Among other risks, the regulator named a decrease in the volume or loss of rhythmicity of international aid, the resumption of significant power shortages due to further destruction of energy infrastructure, which will limit economic activity and exports and lead to higher imports and demand for foreign currency.

The NBU also pointed out the risks of export logistics constraints due to large-scale terrorist attacks, the emergence of additional budgetary needs and significant quasi-fiscal deficits, particularly in the energy sector; further complications for agro-products exports.

The National Bank estimates the probability of the risk of prolongation of the war and its escalation, as well as eco-terrorism of the occupants, as well as a quarter earlier, at the level of 25% to 50%.
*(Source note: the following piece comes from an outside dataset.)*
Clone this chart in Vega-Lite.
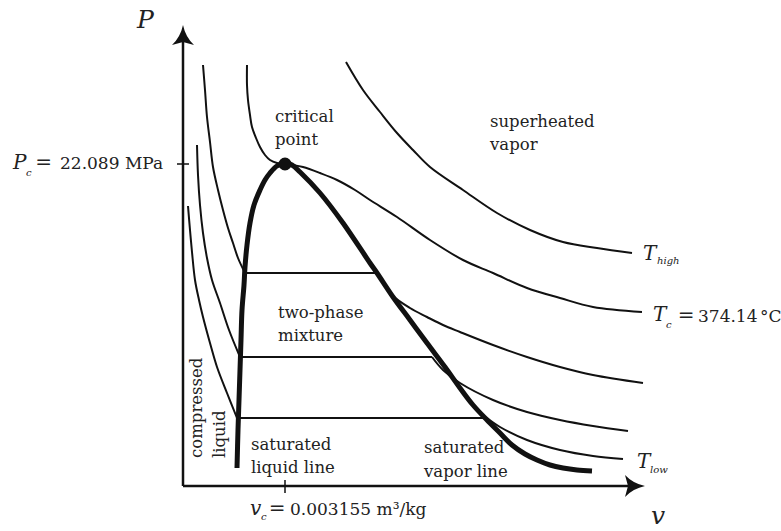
{
  "$schema": "https://vega.github.io/schema/vega-lite/v6.json",
  "width": 781,
  "height": 531,
  "autosize": {"type": "none"},
  "padding": 0,
  "background": "white",
  "config": {"view": {"stroke": null}, "text": {"font": "DejaVu Serif"}},
  "datasets": {
    "curves": [
      {"c":"dome","i":0,"v":54,"P":18},{"c":"dome","i":1,"v":55,"P":56},{"c":"dome","i":2,"v":56,"P":86},{"c":"dome","i":3,"v":57,"P":116},{"c":"dome","i":4,"v":58,"P":146},{"c":"dome","i":5,"v":59,"P":176},{"c":"dome","i":6,"v":61,"P":201},{"c":"dome","i":7,"v":62,"P":219},{"c":"dome","i":8,"v":64,"P":241},{"c":"dome","i":9,"v":67,"P":263},{"c":"dome","i":10,"v":71,"P":281},{"c":"dome","i":11,"v":77,"P":296},{"c":"dome","i":12,"v":82,"P":306},{"c":"dome","i":13,"v":87,"P":313},{"c":"dome","i":14,"v":94,"P":320},{"c":"dome","i":15,"v":102,"P":323},{"c":"dome","i":16,"v":109,"P":321},{"c":"dome","i":17,"v":117,"P":314},{"c":"dome","i":18,"v":137,"P":293},{"c":"dome","i":19,"v":160,"P":263},{"c":"dome","i":20,"v":187,"P":223},{"c":"dome","i":21,"v":194,"P":213},{"c":"dome","i":22,"v":210,"P":189},{"c":"dome","i":23,"v":227,"P":166},{"c":"dome","i":24,"v":244,"P":143},{"c":"dome","i":25,"v":262,"P":119},{"c":"dome","i":26,"v":277,"P":98},{"c":"dome","i":27,"v":290,"P":81},{"c":"dome","i":28,"v":304,"P":66},{"c":"dome","i":29,"v":317,"P":53},{"c":"dome","i":30,"v":329,"P":41},{"c":"dome","i":31,"v":342,"P":32},{"c":"dome","i":32,"v":354,"P":26},{"c":"dome","i":33,"v":367,"P":21},{"c":"dome","i":34,"v":380,"P":18},{"c":"dome","i":35,"v":394,"P":16},{"c":"dome","i":36,"v":409,"P":15},
      {"c":"T3L","i":0,"v":20,"P":421},{"c":"T3L","i":1,"v":22,"P":396},{"c":"T3L","i":2,"v":24,"P":369},{"c":"T3L","i":3,"v":27,"P":344},{"c":"T3L","i":4,"v":30,"P":319},{"c":"T3L","i":5,"v":35,"P":296},{"c":"T3L","i":6,"v":40,"P":276},{"c":"T3L","i":7,"v":45,"P":258},{"c":"T3L","i":8,"v":50,"P":243},{"c":"T3L","i":9,"v":55,"P":228},{"c":"T3L","i":10,"v":62,"P":213},
      {"c":"T3R","i":0,"v":194,"P":213},{"c":"T3R","i":1,"v":202,"P":201},{"c":"T3R","i":2,"v":210,"P":190},{"c":"T3R","i":3,"v":227,"P":178},{"c":"T3R","i":4,"v":244,"P":169},{"c":"T3R","i":5,"v":260,"P":161},{"c":"T3R","i":6,"v":277,"P":154},{"c":"T3R","i":7,"v":310,"P":141},{"c":"T3R","i":8,"v":344,"P":129},{"c":"T3R","i":9,"v":377,"P":119},{"c":"T3R","i":10,"v":410,"P":111},{"c":"T3R","i":11,"v":460,"P":103},
      {"c":"T4L","i":0,"v":14,"P":341},{"c":"T4L","i":1,"v":15,"P":311},{"c":"T4L","i":2,"v":17,"P":281},{"c":"T4L","i":3,"v":20,"P":253},{"c":"T4L","i":4,"v":24,"P":228},{"c":"T4L","i":5,"v":29,"P":206},{"c":"T4L","i":6,"v":37,"P":183},{"c":"T4L","i":7,"v":46,"P":156},{"c":"T4L","i":8,"v":57,"P":129},
      {"c":"T4R","i":0,"v":249,"P":129},{"c":"T4R","i":1,"v":260,"P":116},{"c":"T4R","i":2,"v":277,"P":103},{"c":"T4R","i":3,"v":310,"P":86},{"c":"T4R","i":4,"v":344,"P":74},{"c":"T4R","i":5,"v":377,"P":66},{"c":"T4R","i":6,"v":410,"P":60},{"c":"T4R","i":7,"v":445,"P":55},
      {"c":"T5L","i":0,"v":5,"P":280},{"c":"T5L","i":1,"v":7,"P":256},{"c":"T5L","i":2,"v":9,"P":234},{"c":"T5L","i":3,"v":12,"P":206},{"c":"T5L","i":4,"v":16,"P":186},{"c":"T5L","i":5,"v":20,"P":169},{"c":"T5L","i":6,"v":27,"P":143},{"c":"T5L","i":7,"v":34,"P":119},{"c":"T5L","i":8,"v":44,"P":93},{"c":"T5L","i":9,"v":54,"P":68},
      {"c":"T5R","i":0,"v":304,"P":68},{"c":"T5R","i":1,"v":317,"P":59},{"c":"T5R","i":2,"v":344,"P":46},{"c":"T5R","i":3,"v":377,"P":36},{"c":"T5R","i":4,"v":410,"P":30},{"c":"T5R","i":5,"v":440,"P":27},
      {"c":"Tc","i":0,"v":64,"P":421},{"c":"Tc","i":1,"v":64,"P":401},{"c":"Tc","i":2,"v":65,"P":386},{"c":"Tc","i":3,"v":67,"P":371},{"c":"Tc","i":4,"v":69,"P":359},{"c":"Tc","i":5,"v":73,"P":348},{"c":"Tc","i":6,"v":77,"P":339},{"c":"Tc","i":7,"v":82,"P":331},{"c":"Tc","i":8,"v":87,"P":326},{"c":"Tc","i":9,"v":94,"P":323},{"c":"Tc","i":10,"v":102,"P":322},{"c":"Tc","i":11,"v":110,"P":321},{"c":"Tc","i":12,"v":120,"P":319},{"c":"Tc","i":13,"v":137,"P":313},{"c":"Tc","i":14,"v":154,"P":306},{"c":"Tc","i":15,"v":172,"P":296},{"c":"Tc","i":16,"v":187,"P":286},{"c":"Tc","i":17,"v":214,"P":269},{"c":"Tc","i":18,"v":247,"P":246},{"c":"Tc","i":19,"v":280,"P":226},{"c":"Tc","i":20,"v":310,"P":213},{"c":"Tc","i":21,"v":344,"P":198},{"c":"Tc","i":22,"v":377,"P":188},{"c":"Tc","i":23,"v":410,"P":179},{"c":"Tc","i":24,"v":459,"P":174},
      {"c":"Th","i":0,"v":163,"P":424},{"c":"Th","i":1,"v":180,"P":396},{"c":"Th","i":2,"v":197,"P":374},{"c":"Th","i":3,"v":214,"P":353},{"c":"Th","i":4,"v":230,"P":336},{"c":"Th","i":5,"v":247,"P":319},{"c":"Th","i":6,"v":280,"P":296},{"c":"Th","i":7,"v":314,"P":273},{"c":"Th","i":8,"v":347,"P":256},{"c":"Th","i":9,"v":380,"P":244},{"c":"Th","i":10,"v":414,"P":238},{"c":"Th","i":11,"v":449,"P":233}
    ],
    "plateaus": [
      {"v":62,"v2":194,"P":213,"P2":213},
      {"v":57,"v2":249,"P":129,"P2":129},
      {"v":54,"v2":304,"P":68,"P2":68}
    ],
    "axes": [
      {"v":0,"P":0,"v2":0,"P2":444},
      {"v":0,"P":0,"v2":445,"P2":0}
    ],
    "ticks": [
      {"v":-6,"P":322,"v2":6,"P2":322},
      {"v":102,"P":6,"v2":102,"P2":-7}
    ],
    "uparrow": [{"v":0,"P":451}],
    "rightarrow": [{"v":452,"P":0}],
    "critical": [{"v":102,"P":322}],
    "labels": [
      {"v":92,"P":369,"t":"critical"},
      {"v":92,"P":346,"t":"point"},
      {"v":307,"P":364,"t":"superheated"},
      {"v":307,"P":341,"t":"vapor"},
      {"v":95,"P":173,"t":"two-phase"},
      {"v":95,"P":150,"t":"mixture"},
      {"v":68,"P":41,"t":"saturated"},
      {"v":68,"P":18,"t":"liquid line"},
      {"v":241,"P":38,"t":"saturated"},
      {"v":241,"P":14,"t":"vapor line"}
    ],
    "values": [
      {"v":-123,"P":317,"t":"22.089 MPa"},
      {"v":107,"P":-29,"t":"0.003155 m³/kg"},
      {"v":515,"P":164,"t":"374.14"},
      {"v":577,"P":164,"t":"°C"}
    ],
    "equals": [
      {"v":-139.5,"P":317,"t":"="},
      {"v":94,"P":-29,"t":"="},
      {"v":503,"P":164,"t":"="}
    ],
    "symbols": [
      {"v":-170,"P":317,"t":"P"},
      {"v":67,"P":-29,"t":"v"},
      {"v":460,"P":226,"t":"T"},
      {"v":470,"P":165,"t":"T"},
      {"v":454,"P":18,"t":"T"}
    ],
    "subs": [
      {"v":-157,"P":310,"t":"c"},
      {"v":78,"P":-34,"t":"c"},
      {"v":474,"P":222,"t":"high"},
      {"v":483,"P":158,"t":"c"},
      {"v":467,"P":13,"t":"low"}
    ],
    "axislabels": [
      {"v":-46,"P":458,"t":"P"},
      {"v":468,"P":-38,"t":"v"}
    ],
    "rotated": [
      {"v":14,"P":28,"t":"compressed"},
      {"v":37,"P":28,"t":"liquid"}
    ]
  },
  "encoding": {
    "x": {"field": "v", "type": "quantitative", "scale": {"domain": [-183, 598], "nice": false, "zero": false}, "axis": null},
    "y": {"field": "P", "type": "quantitative", "scale": {"domain": [-45, 486], "nice": false, "zero": false}, "axis": null}
  },
  "layer": [
    {
      "data": {"name": "plateaus"},
      "mark": {"type": "rule", "color": "#111", "strokeWidth": 2},
      "encoding": {"x2": {"field": "v2"}, "y2": {"field": "P2"}}
    },
    {
      "data": {"name": "curves"},
      "transform": [{"filter": "datum.c !== 'dome'"}],
      "mark": {"type": "line", "interpolate": "catmull-rom", "color": "#111", "strokeWidth": 2, "strokeJoin": "round"},
      "encoding": {"detail": {"field": "c"}, "order": {"field": "i", "type": "quantitative"}}
    },
    {
      "data": {"name": "curves"},
      "transform": [{"filter": "datum.c === 'dome'"}],
      "mark": {"type": "line", "interpolate": "catmull-rom", "color": "#111", "strokeWidth": 5, "strokeCap": "butt", "strokeJoin": "round"},
      "encoding": {"order": {"field": "i", "type": "quantitative"}}
    },
    {
      "data": {"name": "axes"},
      "mark": {"type": "rule", "color": "#111", "strokeWidth": 2.5},
      "encoding": {"x2": {"field": "v2"}, "y2": {"field": "P2"}}
    },
    {
      "data": {"name": "ticks"},
      "mark": {"type": "rule", "color": "#111", "strokeWidth": 1.5},
      "encoding": {"x2": {"field": "v2"}, "y2": {"field": "P2"}}
    },
    {
      "data": {"name": "uparrow"},
      "mark": {"type": "point", "filled": true, "color": "#111", "opacity": 1, "size": 400, "strokeWidth": 0, "shape": "M0,-1 Q0.25,0.2 1.1,1 L0,0.7 L-1.1,1 Q-0.25,0.2 0,-1 Z"}
    },
    {
      "data": {"name": "rightarrow"},
      "mark": {"type": "point", "filled": true, "color": "#111", "opacity": 1, "size": 400, "strokeWidth": 0, "shape": "M1,0 Q-0.2,0.25 -1,1.1 L-0.7,0 L-1,-1.1 Q-0.2,-0.25 1,0 Z"}
    },
    {
      "data": {"name": "critical"},
      "mark": {"type": "point", "filled": true, "color": "#111", "opacity": 1, "size": 170, "shape": "circle"}
    },
    {
      "data": {"name": "labels"},
      "mark": {"type": "text", "fontSize": 16.5, "align": "left", "baseline": "middle", "color": "#222"},
      "encoding": {"text": {"field": "t"}}
    },
    {
      "data": {"name": "values"},
      "mark": {"type": "text", "fontSize": 17, "align": "left", "baseline": "alphabetic", "color": "#222"},
      "encoding": {"text": {"field": "t"}}
    },
    {
      "data": {"name": "equals"},
      "mark": {"type": "text", "fontSize": 20, "align": "center", "baseline": "alphabetic", "color": "#222"},
      "encoding": {"text": {"field": "t"}}
    },
    {
      "data": {"name": "symbols"},
      "mark": {"type": "text", "fontStyle": "italic", "fontSize": 20, "align": "left", "baseline": "alphabetic", "color": "#222"},
      "encoding": {"text": {"field": "t"}}
    },
    {
      "data": {"name": "subs"},
      "mark": {"type": "text", "fontStyle": "italic", "fontSize": 10, "align": "left", "baseline": "alphabetic", "color": "#222"},
      "encoding": {"text": {"field": "t"}}
    },
    {
      "data": {"name": "axislabels"},
      "mark": {"type": "text", "fontStyle": "italic", "fontSize": 25, "align": "left", "baseline": "alphabetic", "color": "#222"},
      "encoding": {"text": {"field": "t"}}
    },
    {
      "data": {"name": "rotated"},
      "mark": {"type": "text", "fontSize": 16.5, "align": "left", "baseline": "middle", "angle": 270, "color": "#222"},
      "encoding": {"text": {"field": "t"}}
    }
  ]
}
As for the “grain corridor,” which stopped working in June, although the National Bank estimated this risk at 25-50%, now the regulator gives a 15-25% probability of restoring its work and the same value estimates the new risk of continuing food ban by some European countries, which threatens additional losses of $500 million by the end of this year and a possible reduction in crops.

With a probability of 15-25%, the National Bank also assumes such risks as increased emigration and imbalance of public finances (freezing of tariffs on housing and utility services, reduction of international aid, emission financing of the deficit).

The risk of renewed energy deficit due to damage to infrastructure is on the scale of the National Bank, as in April, at up to 15%.

In this report, as well as in the previous one, there is a mention of such a factor as “Marshall Plan”, which can greatly affect and improve the macro outlook, and its probability the central bank kept at 15-25%.